Can you be a saint if you have committed the original sin of contemporary Catholicism?

My money says yes.

Partly that is because of the Christian teaching of forgiveness. But mostly it is because of the tendency of Catholics to diverge from the official party line on questions such as homosexuality, birth control and abortion.

. . . . [I]n this case, I believe, they will forgive Day’s sin in part because, in their heart of hearts, many of them don’t consider it all that much of a sin in the first place.

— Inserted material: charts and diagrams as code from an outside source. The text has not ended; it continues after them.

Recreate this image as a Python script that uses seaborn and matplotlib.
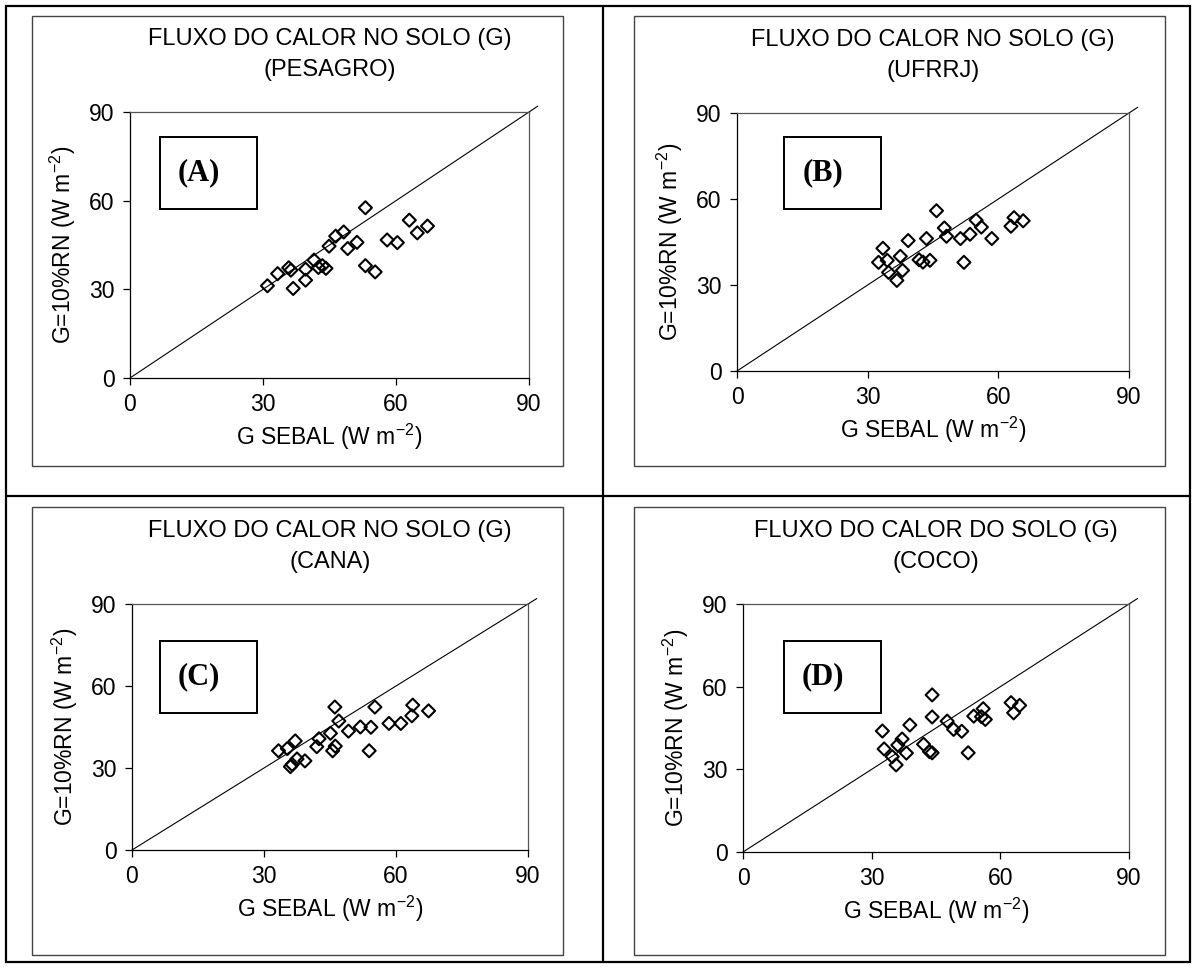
import numpy as np
import pandas as pd
import seaborn as sns
import matplotlib.pyplot as plt
from matplotlib.patches import Rectangle

# values (x = G SEBAL, y = G = 10% Rn)
pesagro_x = [31.0, 33.3, 35.8, 36.3, 36.8, 39.6, 39.6, 41.5, 42.5, 43.4, 44.2, 44.9,
             46.4, 48.2, 49.1, 51.2, 53.1, 53.1, 55.3, 58.0, 60.3, 63.0, 64.8, 67.1]
pesagro_y = [31.2, 35.3, 37.3, 36.5, 30.3, 36.8, 33.1, 39.9, 37.4, 38.0, 37.1, 44.6,
             48.0, 49.4, 43.8, 45.9, 57.6, 38.0, 35.9, 46.7, 45.8, 53.4, 49.1, 51.4]

ufrrj_x = [32.5, 33.5, 34.5, 34.8, 36.7, 37.5, 38.0, 39.3, 41.8, 42.7, 43.5, 44.3,
           45.8, 47.6, 48.1, 51.3, 52.1, 53.5, 54.9, 56.1, 58.5, 62.9, 63.6, 65.7]
ufrrj_y = [37.9, 42.8, 38.6, 34.4, 31.6, 40.0, 35.1, 45.5, 38.8, 38.0, 46.2, 38.6,
           55.9, 49.9, 47.0, 46.2, 37.9, 47.7, 52.6, 50.2, 46.2, 50.5, 53.5, 52.4]

cana_x = [33.3, 35.3, 37.1, 36.0, 36.4, 37.5, 39.3, 42.0, 42.5, 45.1, 45.6, 46.2,
          46.1, 47.0, 49.2, 51.9, 53.9, 54.3, 55.2, 58.4, 61.1, 63.6, 63.8, 67.4]
cana_y = [36.3, 37.1, 39.9, 30.5, 31.3, 33.3, 32.6, 37.8, 40.7, 42.7, 36.3, 38.0,
          52.3, 47.2, 43.5, 45.0, 36.3, 44.9, 52.3, 46.3, 46.3, 49.1, 53.0, 50.9]

coco_x = [32.5, 32.9, 34.8, 35.7, 36.1, 37.1, 38.1, 38.9, 42.1, 43.5, 44.1, 44.1,
          44.1, 47.6, 49.1, 51.0, 52.5, 53.8, 55.6, 56.0, 56.5, 62.5, 63.1, 64.5]
coco_y = [43.9, 37.4, 34.6, 31.6, 38.8, 41.0, 35.9, 46.1, 39.1, 36.4, 36.0, 57.0,
          49.0, 47.5, 44.5, 43.8, 36.0, 49.3, 49.1, 52.0, 48.1, 54.2, 50.5, 53.2]

titles = ['FLUXO DO CALOR NO SOLO (G)\n(PESAGRO)',
          'FLUXO DO CALOR NO SOLO (G)\n(UFRRJ)',
          'FLUXO DO CALOR NO SOLO (G)\n(CANA)',
          'FLUXO DO CALOR DO SOLO (G)\n(COCO)']
letters = ['(A)', '(B)', '(C)', '(D)']
ticks = [0, 30, 60, 90]

sns.set_style('white')
plt.rcParams['font.family'] = ['Liberation Sans', 'DejaVu Sans']
plt.rcParams['mathtext.fontset'] = 'custom'
plt.rcParams['mathtext.rm'] = 'Liberation Sans'
plt.rcParams['mathtext.it'] = 'Liberation Sans'
for key in ['text.color', 'axes.labelcolor', 'xtick.color', 'ytick.color']:
    plt.rcParams[key] = 'black'

W, H = 1197, 968
fig = plt.figure(figsize=(W / 100, H / 100), dpi=100)


def fr(x0, y0, x1, y1):
    # pixel box (top-left origin) -> figure fraction [left, bottom, width, height]
    return [x0 / W, 1 - y1 / H, (x1 - x0) / W, (y1 - y0) / H]


# plot areas in pixels
axes_px = [(130, 112, 529, 378), (737, 113, 1129, 371),
           (132, 604, 528, 850), (743, 604, 1129, 852)]
# label boxes in pixels
box_px = [(160, 137, 257, 209), (784, 137, 881, 209),
          (160, 641, 257, 713), (784, 641, 881, 713)]
# grey chart frames
frame_px = [(32, 16, 563, 466), (634, 16, 1165, 466),
            (32, 507, 563, 955), (634, 507, 1165, 955)]

data = [(pesagro_x, pesagro_y), (ufrrj_x, ufrrj_y), (cana_x, cana_y), (coco_x, coco_y)]

for i, (xs, ys) in enumerate(data):
    ax = fig.add_axes(fr(*axes_px[i]))
    df = pd.DataFrame({'x': xs, 'y': ys})
    ax.plot([0, 92], [0, 92], color='black', lw=0.8, clip_on=False, zorder=1)
    sns.scatterplot(data=df, x='x', y='y', ax=ax, marker='D', s=44,
                    facecolor='none', edgecolor='black', linewidth=1.5, zorder=3)
    ax.set_xlim(0, 90)
    ax.set_ylim(0, 90)
    ax.set_xticks(ticks)
    ax.set_yticks(ticks)
    ax.tick_params(axis='both', which='major', direction='out', length=5,
                   width=0.9, color='black', labelsize=16.5, pad=6, bottom=True, left=True)
    for side in ['left', 'bottom']:
        ax.spines[side].set_color('black')
        ax.spines[side].set_linewidth(0.9)
    for side in ['top', 'right']:
        ax.spines[side].set_color('#555555')
        ax.spines[side].set_linewidth(0.9)
    ax.set_xlabel('G SEBAL (W m$^{-2}$)', fontsize=16.5, labelpad=4)
    ax.set_ylabel('G=10%RN (W m$^{-2}$)', fontsize=16.5, labelpad=8)
    ax.set_title(titles[i], fontsize=17, linespacing=1.55, pad=26)

    bx0, by0, bx1, by1 = box_px[i]
    fig.add_artist(Rectangle((bx0 / W, 1 - by1 / H), (bx1 - bx0) / W, (by1 - by0) / H,
                             transform=fig.transFigure, fill=True, facecolor='white',
                             edgecolor='black', lw=1.4, zorder=5))
    fig.text((bx0 + bx1) / 2 / W - 0.008, 1 - (by0 + by1) / 2 / H, letters[i],
             family='Liberation Serif', weight='bold', fontsize=22,
             ha='center', va='center', zorder=6)

    fx0, fy0, fx1, fy1 = frame_px[i]
    fig.add_artist(Rectangle((fx0 / W, 1 - fy1 / H), (fx1 - fx0) / W, (fy1 - fy0) / H,
                             transform=fig.transFigure, fill=False,
                             edgecolor='#444444', lw=1.0))

# table grid lines
fig.add_artist(Rectangle((6 / W, 1 - 962 / H), 1184 / W, 956 / H,
                         transform=fig.transFigure, fill=False, edgecolor='black', lw=1.6))
fig.add_artist(plt.Line2D([603 / W, 603 / W], [1 - 962 / H, 1 - 6 / H],
                          transform=fig.transFigure, color='black', lw=1.6))
fig.add_artist(plt.Line2D([6 / W, 1190 / W], [1 - 496 / H, 1 - 496 / H],
                          transform=fig.transFigure, color='black', lw=1.6))

fig.savefig('out.png', dpi=100, facecolor='white')
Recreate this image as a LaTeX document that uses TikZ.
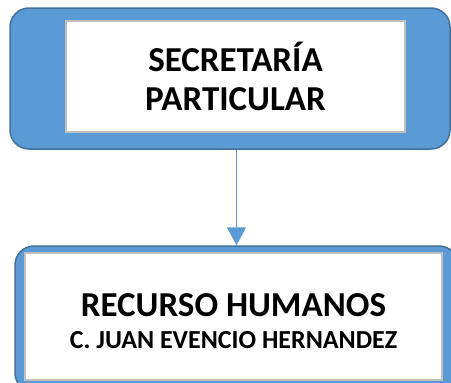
\documentclass[tikz,border=0pt]{standalone}
\usepackage{fontspec}
\setmainfont{Carlito}
\usetikzlibrary{arrows.meta}
\definecolor{boxblue}{HTML}{5B9BD5}
\definecolor{edgeblue}{HTML}{41719C}
\definecolor{framegray}{HTML}{BFBFBF}
\tikzset{
  outerbox/.style={draw=edgeblue, fill=boxblue, line width=1.5pt, rounded corners=19pt, inner sep=0pt},
  innerbox/.style={draw=framegray, fill=white, line width=2.5pt, inner sep=0pt, align=center}
}
\begin{document}
\begin{tikzpicture}[x=1pt,y=-1pt]
  \useasboundingbox (0,0) rectangle (451,383);
  \clip (0,0) rectangle (451,383);

  % Secretaria particular
  \node[outerbox, minimum width=440pt, minimum height=141pt] (sec) at (230,78.5) {};
  \node[innerbox, minimum width=339pt, minimum height=111pt,
    font=\bfseries\fontsize{35}{39}\selectfont] (secin) at (235.5,76.5)
    {SECRETARÍA\\PARTICULAR};

  % Recurso humanos
  \node[outerbox, minimum width=443pt, minimum height=146pt] (rh) at (236.5,319) {};
  \node[innerbox, minimum width=417pt, minimum height=127pt,
    font=\bfseries\fontsize{26}{32}\selectfont] (rhin) at (233.5,316.5)
    {{\fontsize{35}{39}\selectfont\rule{0pt}{33pt}RECURSO HUMANOS}\\C. JUAN EVENCIO HERNANDEZ};

  \draw[boxblue, line width=1.6pt, -{Triangle[width=19pt,length=18pt]}] (rh.north |- sec.south) -- (rh.north);
\end{tikzpicture}
\end{document}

The mind boggles at the religious illiteracy of this. He puts his money on it as if there were any doubt, and there simply isn’t. The Church has canonized all sorts of repentant sinners, starting with St. Mary Magdalene, traditionally thought to have been a prostitute before she met Jesus. St. Paul persecuted Christians to death. St. Augustine enjoyed the sins of the scoundrel and the scholar, the warm sins and the cold sins, and as Dorothy Sayers noted, the second are probably worse. Etc. EtcEtcEtc .  Dorothy Day’s abortion puts her in maybe the third rank of sinners who have become saints.

I have been thinking about all the most conservative Catholics I know, and I can’t think of a single one for whom Prothero’s question is a real one. In fact, most of them would be baffled to be asked it. It’s like asking a baseball fan whether a pitcher can win the Cy Young Award after having had a losing season the year before. “Well, yeah, duh ” is the obvious answer.

Something of his inability to understand Day, or perhaps his desire to misunderstand Day, comes in the middle of the article. Day, he writes,

did make clear her opposition to abortion on pacifist grounds.

For example, in a  1974 interview , she turned a question about genocide into a discussion about birth control and abortion. “We do believe that there is not only the genocide of war, the genocide that took place in the extermination of Jews, but the whole program—I’m speaking now as a Catholic—of birth control and abortion, is another form of genocide.”


You will notice she gave as her being a Catholic, not a pacifist, as her reason for her position. (The comments start at about the 5:20 mark.) The fact that Prothero thinks she’s basing her belief in the sanctity of life on politics rather than religion is telling, especially since her politics itself was based on her religion.